By Adilene Díaz
The scene inside Mottley Kitchen on a recent Saturday was unusual for the South Bronx. Adults enjoyed vanilla bean lattes and chocolate buckwheat muffins while children danced around a rustic wooden table to the melodic beat of djembe drums as educator Rabin Nickens read Eloise Greenfield’s poem, “Honey, I Love.”
The lively Saturday morning children’s reading event is one way owner Kathryn Creech, 31, is seeking to ease the tensions that can simmer in a gentrifying neighborhood such as Mott Haven, where her café and catering business opened on East 140th Street a little over a year ago.
“I hope that we’re embracing the aspect where, instead of pushing people away, we’re bringing people in and we’re all sharing a space together,” Creech said in an interview.
Creech opened her café at a time when the South Bronx – once a symbol of urban blight – was undergoing great change. In recent years, developers converted old warehouses and former factories into condominiums and artist studios. Real estate brokers rebranded the area “SoBro” and the “Piano District.” New condo towers and hotels are being built and restaurants such as Mott Haven Bagel & Barista, Ceetay, and Nobody’s Pizza opened to cater to new residents.
Creech has tried to differentiate Mottley Kitchen from other new businesses by reaching out to the entire neighborhood. According to a neighborhood profile by New York University’s Furman Center, the population of Mott Haven and adjacent Melrose is 67.2 percent Hispanic with a poverty rate in 2017 of 44.2 percent, compared to the citywide rate of 17.9 percent.
One of the larger events she offers to the community are the Saturday morning readings held in collaboration with community partner, Boogie Down Books, a small, locally-owned online bookstore with a mission to provide Bronx children with books.
This is the café’s busiest hour. On a recent Saturday, the spacious coffee shop with its whitewashed brick walls covered with work by local artists was filled with customers. The seven long wooden tables and window seats were all occupied with the exception of two being used for story time. Its white countertop was filled with freshly baked goods including blackberry challah bread pudding, vegan carrot cake and strawberry glazed crullers.
Creech also provides space in the café for Boogie Down Books’ pop-up shop. She sells Bronx-themed merchandise from Bronx Native and Graffiti 2 Community Ministries and has worked with other local vendors including Bronx Narratives, an online publication that collects stories from Bronx residents.
Despite these efforts, residents initially were a bit skeptical about the café’s arrival.
“I had mixed feelings at first,” said Idelsa Mendez, 42, who has lived in Mott Haven for more than 20 years. Mendez said she was unsure if the café was a good fit for the neighborhood but now finds it welcoming and spends every morning at the shop.
Mottley Kitchen has been able to help stimulate the economy of the South Bronx by cross-promoting other local business on the café’s aesthetically pleasing and carefully curated Instagram account. Since opening, Mottley Kitchen’s team has grown from a staff of three to eight people. The new employees are locals, as Creech wanted to create jobs for people who live in the community.

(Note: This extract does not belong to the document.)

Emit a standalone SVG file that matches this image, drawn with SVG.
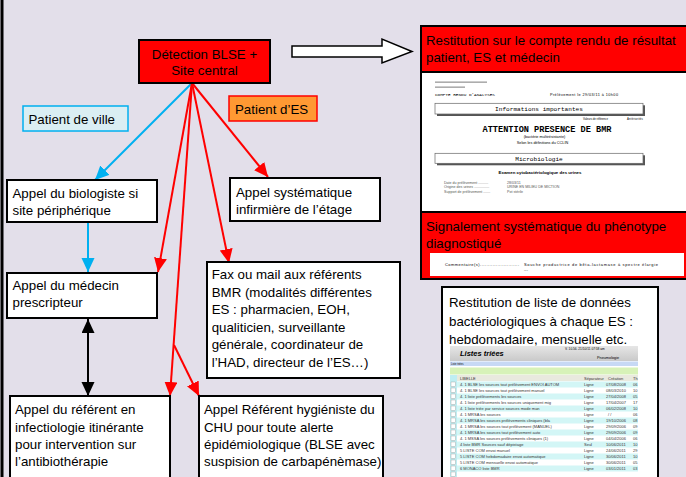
<svg xmlns="http://www.w3.org/2000/svg" width="686" height="477" viewBox="0 0 686 477">
<defs>
<style>
text{font-family:"Liberation Sans",Arial,sans-serif;fill:#000}
.t{font-size:13.3px}
.box{fill:#fff;stroke:#000;stroke-width:2}
.red{fill:#ff0000;stroke:#000;stroke-width:2}
.mono{font-family:"Liberation Mono","Courier New",monospace}
.g{fill:#444}
.sm{font-size:3.6px;fill:#555}
.rowt{font-size:4px;fill:#333}
.lr{stroke:#ff0000;stroke-width:2;fill:none}
.lb{stroke:#00b0f0;stroke-width:2;fill:none}
.lk{stroke:#000;stroke-width:2;fill:none}
</style>
<marker id="ar" markerUnits="userSpaceOnUse" markerWidth="15" markerHeight="14" refX="14" refY="6.5" orient="auto"><path d="M0,0 L14,6.5 L0,13 z" fill="#ff0000"/></marker>
<marker id="ab" markerUnits="userSpaceOnUse" markerWidth="15" markerHeight="14" refX="14" refY="6.5" orient="auto"><path d="M0,0 L14,6.5 L0,13 z" fill="#00b0f0"/></marker>
<marker id="ak" markerUnits="userSpaceOnUse" markerWidth="15" markerHeight="14" refX="14" refY="6.5" orient="auto-start-reverse"><path d="M0,0 L14,6.5 L0,13 z" fill="#000"/></marker>
</defs>
<rect x="0" y="0" width="686" height="477" fill="#e3dfea"/>
<line x1="2" y1="0" x2="2" y2="477" stroke="#000" stroke-width="3"/>

<g id="connectors">
<line class="lb" x1="192" y1="83" x2="95" y2="180" marker-end="url(#ab)"/>
<line class="lb" x1="88" y1="222" x2="88" y2="272" marker-end="url(#ab)"/>
<line class="lr" x1="192" y1="83" x2="158" y2="272" marker-end="url(#ar)"/>
<line class="lr" x1="192" y1="83" x2="170" y2="396" marker-end="url(#ar)"/>
<line class="lr" x1="174" y1="345" x2="199" y2="396" marker-end="url(#ar)"/>
<line class="lr" x1="192" y1="83" x2="229" y2="263" marker-end="url(#ar)"/>
<line class="lr" x1="192" y1="83" x2="268" y2="177" marker-end="url(#ar)"/>
<line class="lk" x1="88" y1="319" x2="88" y2="396" marker-start="url(#ak)" marker-end="url(#ak)"/>
<polygon points="292,46 382,46 382,39 412,51.5 382,63 382,57 292,57" fill="#fff" stroke="#000" stroke-width="1.5"/>
</g>

<g id="detection">
<rect class="red" x="139" y="40" width="131" height="43"/>
<text class="t" x="204.5" y="58.5" text-anchor="middle">Détection BLSE +</text>
<text class="t" x="204.5" y="75" text-anchor="middle">Site central</text>
</g>

<g id="patient-es">
<rect x="229" y="96" width="88" height="25" fill="#ff9933" stroke="#ff0000" stroke-width="1.5"/>
<text class="t" x="235" y="113.5">Patient d’ES</text>
</g>

<g id="patient-ville">
<rect x="23" y="106" width="105" height="25" fill="#daeef3" stroke="#00b0f0" stroke-width="1.5"/>
<text class="t" x="28.5" y="123.5">Patient de ville</text>
</g>

<g id="biologiste">
<rect class="box" x="7" y="180" width="150" height="42"/>
<text class="t" x="12.5" y="198.3">Appel du biologiste si</text>
<text class="t" x="12.5" y="214.8">site périphérique</text>
</g>

<g id="medecin">
<rect class="box" x="7" y="273" width="150" height="45"/>
<text class="t" x="12.5" y="289.5">Appel du médecin</text>
<text class="t" x="12.5" y="306.7">prescripteur</text>
</g>

<g id="infirmiere">
<rect class="box" x="230" y="178" width="150" height="43"/>
<text class="t" x="236" y="196.5">Appel systématique</text>
<text class="t" x="236" y="213.5">infirmière de l’étage</text>
</g>

<g id="fax">
<rect class="box" x="207" y="262" width="193" height="116"/>
<text class="t" x="211.7" y="279.3">Fax ou mail aux référents</text>
<text class="t" x="211.7" y="296.8">BMR (modalités différentes</text>
<text class="t" x="211.7" y="314.3">ES : pharmacien, EOH,</text>
<text class="t" x="211.7" y="331.8">qualiticien, surveillante</text>
<text class="t" x="211.7" y="349.3">générale, coordinateur de</text>
<text class="t" x="211.7" y="366.8">l’HAD, directeur de l’ES…)</text>
</g>

<g id="infectiologie">
<rect class="box" x="10" y="396" width="160" height="100"/>
<text class="t" x="15" y="414.3">Appel du référent en</text>
<text class="t" x="15" y="431.5">infectiologie itinérante</text>
<text class="t" x="15" y="448.7">pour intervention sur</text>
<text class="t" x="15" y="465.9">l’antibiothérapie</text>
</g>

<g id="hygieniste">
<rect class="box" x="199" y="396" width="184" height="100"/>
<text class="t" x="204" y="414.3">Appel Référent hygiéniste du</text>
<text class="t" x="204" y="431.5">CHU pour toute alerte</text>
<text class="t" x="204" y="448.7">épidémiologique (BLSE avec</text>
<text class="t" x="204" y="465.9">suspision de carbapénèmase)</text>
</g>

<g id="restitution-cr">
<rect x="421" y="26" width="266" height="253" fill="#fff" stroke="#000" stroke-width="2"/>
<rect class="red" x="421" y="26" width="266" height="46"/>
<text class="t" x="426" y="45">Restitution sur le compte rendu de résultat</text>
<text class="t" x="426" y="61.5">patient, ES et médecin</text>
<rect x="435" y="81.5" width="52" height="1.3" fill="#999"/>
<rect x="435" y="86.5" width="30" height="1.3" fill="#999"/>
<text class="mono" x="435" y="95.5" font-size="4.4" fill="#555" textLength="60">COMPTE RENDU D'ANALYSES</text>
<text x="550" y="96" font-size="3.8" fill="#666" textLength="68">Prélèvement le 29/03/11 à 10h00</text>
<rect x="437" y="105.3" width="208" height="10.7" fill="#555"/>
<rect x="435" y="103.3" width="208" height="10.7" fill="#fff" stroke="#666" stroke-width="0.7"/>
<text class="mono" x="539" y="111.3" font-size="6.1" fill="#333" text-anchor="middle">Informations importantes</text>
<text x="583" y="119.5" font-size="2.8" fill="#666" textLength="25">Valeurs de référence</text>
<text x="627" y="119.5" font-size="2.8" fill="#666" textLength="16">Antériorités</text>
<text class="mono" x="547" y="131.5" font-size="8.6" font-weight="bold" fill="#111" text-anchor="middle">ATTENTION PRESENCE DE BMR</text>
<text x="544.5" y="137.5" font-size="3.8" fill="#555" text-anchor="middle">(bactérie multirésistante)</text>
<text x="542.5" y="143.5" font-size="3.8" fill="#555" text-anchor="middle">Selon les définitions du CCLIN</text>
<rect x="437" y="155.3" width="208" height="10" fill="#555"/>
<rect x="435" y="153.3" width="208" height="10" fill="#fff" stroke="#666" stroke-width="0.7"/>
<text class="mono" x="539" y="160.8" font-size="6.1" fill="#333" text-anchor="middle">Microbiologie</text>
<text x="540" y="174" font-size="4.4" font-weight="bold" fill="#333" text-anchor="middle">Examen cytobactériologique des urines</text>
<text class="sm" x="444" y="183.5">Date du prélèvement ..........</text>
<text class="sm" x="507" y="183.5">28/03/11</text>
<text class="sm" x="444" y="188">Origine des urines ...............</text>
<text class="sm" x="507" y="188">URINE EN MILIEU DE MICTION</text>
<text class="sm" x="444" y="192.5">Support de prélèvement .......</text>
<text class="sm" x="507" y="192.5">Pot stérile</text>
<rect class="red" x="421" y="212" width="266" height="67"/>
<text class="t" x="426" y="231">Signalement systématique du phénotype</text>
<text class="t" x="426" y="247.5">diagnostiqué</text>
<rect x="430" y="253" width="254" height="23" fill="#fff"/>
<text x="445" y="266" font-size="4" fill="#666" textLength="74">Commentaire(s).........................</text>
<text x="524" y="266" font-size="4" fill="#666" textLength="134">Souche productrice de bêta-lactamase à spectre élargie</text>
<text x="524" y="271" font-size="4" fill="#666">---</text>
</g>

<g id="restitution-liste">
<rect class="box" x="442" y="287" width="216" height="200"/>
<text class="t" x="449" y="306.5">Restitution de liste de données</text>
<text class="t" x="449" y="325.5">bactériologiques à chaque ES :</text>
<text class="t" x="449" y="344">hebdomadaire, mensuelle etc.</text>
<defs><linearGradient id="hg" x1="0" y1="0" x2="0" y2="1"><stop offset="0" stop-color="#e6e6e6"/><stop offset="1" stop-color="#c9c9c9"/></linearGradient></defs>
<rect x="450" y="346" width="188" height="131" fill="#fff"/>
<rect x="450" y="346" width="188" height="15" fill="url(#hg)"/>
<text x="460" y="356" font-size="7.5" font-weight="bold" font-style="italic" fill="#2a4fd0">Listes triées</text>
<text x="565" y="350" font-size="3.2" fill="#444">V. 10.56. 21/10/11 07:58 am</text>
<text x="597" y="359" font-size="3.8" fill="#2a9a2a">Pneumologie</text>
<rect x="450" y="361.5" width="188" height="4.5" fill="#c7d9f5"/>
<text x="451" y="365" font-size="2.6" fill="#335">Liste triées</text>
<rect x="450" y="367.5" width="188" height="7" fill="#d7f2b8"/>
<rect x="450" y="375" width="188" height="6" fill="#e9e9de"/>
<rect x="450" y="375" width="7" height="102" fill="#bfeef2"/>
<text class="rowt" x="460" y="379.8">LIBELLE</text>
<text class="rowt" x="584" y="379.8">Séparateur</text>
<text class="rowt" x="608" y="379.8">Création</text>
<text class="rowt" x="633" y="379.8">Th</text>
<g fill="#d3f6f6">
<rect x="457" y="381.5" width="181" height="6"/><rect x="457" y="393.5" width="181" height="6"/><rect x="457" y="405.5" width="181" height="6"/><rect x="457" y="417.5" width="181" height="6"/><rect x="457" y="429.5" width="181" height="6"/><rect x="457" y="441.5" width="181" height="6"/><rect x="457" y="453.5" width="181" height="6"/><rect x="457" y="465.5" width="181" height="6"/>
</g>
<g fill="#fff" stroke="#999" stroke-width="0.4">
<rect x="451" y="382" width="4.5" height="4.5"/><rect x="451" y="388" width="4.5" height="4.5"/><rect x="451" y="394" width="4.5" height="4.5"/><rect x="451" y="400" width="4.5" height="4.5"/><rect x="451" y="406" width="4.5" height="4.5"/><rect x="451" y="412" width="4.5" height="4.5"/><rect x="451" y="418" width="4.5" height="4.5"/><rect x="451" y="424" width="4.5" height="4.5"/><rect x="451" y="430" width="4.5" height="4.5"/><rect x="451" y="436" width="4.5" height="4.5"/><rect x="451" y="442" width="4.5" height="4.5"/><rect x="451" y="448" width="4.5" height="4.5"/><rect x="451" y="454" width="4.5" height="4.5"/><rect x="451" y="460" width="4.5" height="4.5"/><rect x="451" y="466" width="4.5" height="4.5"/><rect x="451" y="472" width="4.5" height="4.5"/>
</g>
<g class="rowt">
<text class="rowt" x="460" y="386">4. 1 BLSE les sources tout prélèvement ENVOI AUTOM</text><text class="rowt" x="584" y="386">Ligne</text><text class="rowt" x="606" y="386">07/08/2008</text><text class="rowt" x="633" y="386">06</text>
<text class="rowt" x="460" y="392">4. 1 BLSE les sources tout prélèvement manuel</text><text class="rowt" x="584" y="392">Ligne</text><text class="rowt" x="606" y="392">08/03/2010</text><text class="rowt" x="633" y="392">10</text>
<text class="rowt" x="460" y="398">4. 1 liste prélèvements les sources</text><text class="rowt" x="584" y="398">Ligne</text><text class="rowt" x="606" y="398">27/04/2008</text><text class="rowt" x="633" y="398">05</text>
<text class="rowt" x="460" y="404">4. 1 liste prélèvements les sources uniquement mig</text><text class="rowt" x="584" y="404">Ligne</text><text class="rowt" x="606" y="404">17/04/2007</text><text class="rowt" x="633" y="404">17</text>
<text class="rowt" x="460" y="410">4. 1 liste triée par service sources mode man</text><text class="rowt" x="584" y="410">Ligne</text><text class="rowt" x="606" y="410">06/02/2008</text><text class="rowt" x="633" y="410">10</text>
<text class="rowt" x="460" y="416">4. 1 MRSA les sources</text><text class="rowt" x="584" y="416">Ligne</text><text class="rowt" x="608" y="416">/ /</text><text class="rowt" x="633" y="416">06</text>
<text class="rowt" x="460" y="422">4. 1 MRSA les sources prélèvements cliniques (bla</text><text class="rowt" x="584" y="422">Ligne</text><text class="rowt" x="606" y="422">19/10/2006</text><text class="rowt" x="633" y="422">08</text>
<text class="rowt" x="460" y="428">4. 1 MRSA les sources tout prélèvement (MANUEL)</text><text class="rowt" x="584" y="428">Ligne</text><text class="rowt" x="606" y="428">29/09/2006</text><text class="rowt" x="633" y="428">09</text>
<text class="rowt" x="460" y="434">4. 1 MRSA les sources tout prélèvement auto</text><text class="rowt" x="584" y="434">Ligne</text><text class="rowt" x="606" y="434">29/09/2006</text><text class="rowt" x="633" y="434">09</text>
<text class="rowt" x="460" y="440">4. 1 MSSA les sources prélèvements cliniques (1)</text><text class="rowt" x="584" y="440">Ligne</text><text class="rowt" x="606" y="440">04/04/2006</text><text class="rowt" x="633" y="440">06</text>
<text class="rowt" x="460" y="446">4 liste BMR Sources sauf dépistage</text><text class="rowt" x="584" y="446">Seul</text><text class="rowt" x="606" y="446">10/06/2011</text><text class="rowt" x="633" y="446">10</text>
<text class="rowt" x="460" y="452">5 LISTE COM envoi manuel</text><text class="rowt" x="584" y="452">Ligne</text><text class="rowt" x="606" y="452">24/06/2011</text><text class="rowt" x="633" y="452">29</text>
<text class="rowt" x="460" y="458">5 LISTE COM hebdomadaire envoi automatique</text><text class="rowt" x="584" y="458">Ligne</text><text class="rowt" x="606" y="458">30/06/2011</text><text class="rowt" x="633" y="458">10</text>
<text class="rowt" x="460" y="464">5 LISTE COM mensuelle envoi automatique</text><text class="rowt" x="584" y="464">Ligne</text><text class="rowt" x="606" y="464">30/06/2011</text><text class="rowt" x="633" y="464">05</text>
<text class="rowt" x="460" y="470">6 MONACO liste BMR</text><text class="rowt" x="584" y="470">Ligne</text><text class="rowt" x="606" y="470">03/01/2011</text><text class="rowt" x="633" y="470">03</text>
</g>
<rect x="442" y="287" width="216" height="200" fill="none" stroke="#000" stroke-width="2"/>
</g>
</svg>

Samuel Brooks, president of the Mott Haven Historic Districts Association and a resident for more than 40 years, said the café also has been beneficial for other small businesses by attracting more people to the neighborhood. He hopes it will lead people to learn more about the history of the neighborhood and what it has to offer.
Prior to coming to Mott Haven — or even New York — Creech worked at a culinary school in France where she began taking lessons and developed an interest in the “kitchen side of things.” The principal of her school connected her to a job at a bakery. There, she met a family friend who was opening a bakery at the Plaza Hotel in New York. She applied for, and won, a position there, and moved to Manhattan in 2011.
Once Creech decided to open up a catering company, she said she faced difficulties finding a kitchen space. Because her business was not large enough for its own space, she had to rent from other people.
Eventually, she got to the point where she was ready to sign her own lease and have her own kitchen. That was when she found the Mott Haven location — a raw, empty space with no plumbing, electricity or a staircase, but with an eclectic history; the location had, at various times, been a church, car repair shop and even an underground salsa club.
Now, Mottley Kitchen is a hub for both long-time Mott Haven residents, as well as a wave of newcomers. In the midst of great changes, Mottley Kitchen acts as a bridge, connecting the neighborhood’s past and present.